According to a University of Southern California (USC) study, there are over 5,500 Dream Act-eligible residents in Donovan’s 11th Congressional district, which covers the entire borough of Staten Island and takes in all parts of several neighborhoods in Southwest Brooklyn, including Bay Ridge, Dyker Heights, Bensonhurst and Gravesend.

Furthermore the USC study indicates that the annual GDP (gross domestic product) loss from deporting DACA workers would amount to approximately $134 million in the district.

“Alternatively, Representative Donovan’s district stands to gain $214 million if the Dream Act is passed,” Vreeland said. “More importantly, this is the only way to save the hundreds of thousands of Dreamers at risk of deportation.”

On Saturday, Feb. 24th, a group of demonstrators delivered a miniature Statue of Liberty to Donovan along with signs urging him to stand up for Dreamers and pass the Dream Act. “Don’t Deport Dreamers,” some signs said. Vreeland adds that some Constituents were also upset about Donovan’s vote to gut the Americans with Disabilities Act (ADA).

“As a representative of a community with a large number of senior citizens, Rep. Donovan should be particularly concerned with preserving the rights of the disabled. Instead, he chose to vote along party lines instead of standing up for the vulnerable people in his district,” said Kate Barnhart, who lives in congressional district 11. “As a constituent who is living with a disabling illness, I do not feel that Congressman Donovan is representing me adequately and I will not be voting for him,” she said.

Regarding his stand on people with disabilities, Donovan told the Brooklyn Eagle, “People with disabilities deserve reasonable accommodations so they can access the same services as everybody else. Under the current system, though, lawyers have free reign to extort small business owners for thousands of dollars because of minor violations. In fact, even small business owners with disabilities have themselves been sued for ADA violations. It’s good public policy to give business owners an opportunity to remedy a problem before rushing to court to file a lawsuit.”
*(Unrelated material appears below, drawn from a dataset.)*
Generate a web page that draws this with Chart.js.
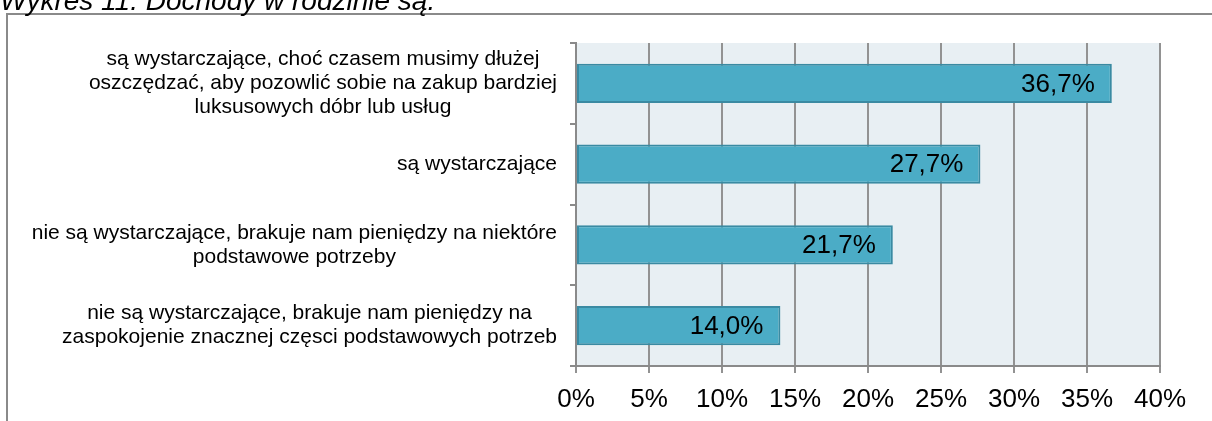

Goldsobel and Vreeland say that 80 percent of the American people want Congress to pass a law that puts American Dreamers on a clear path to citizenship citing a Feb. 6, 2018 Quinnipiac poll that claims 81 percent of Americans want Dreamers to gain citizenship and that support for Dreamers also extends across party lines with 94 percent of Democrats, 82 percent of Independents, and 68 percent of Republicans supporting citizenship.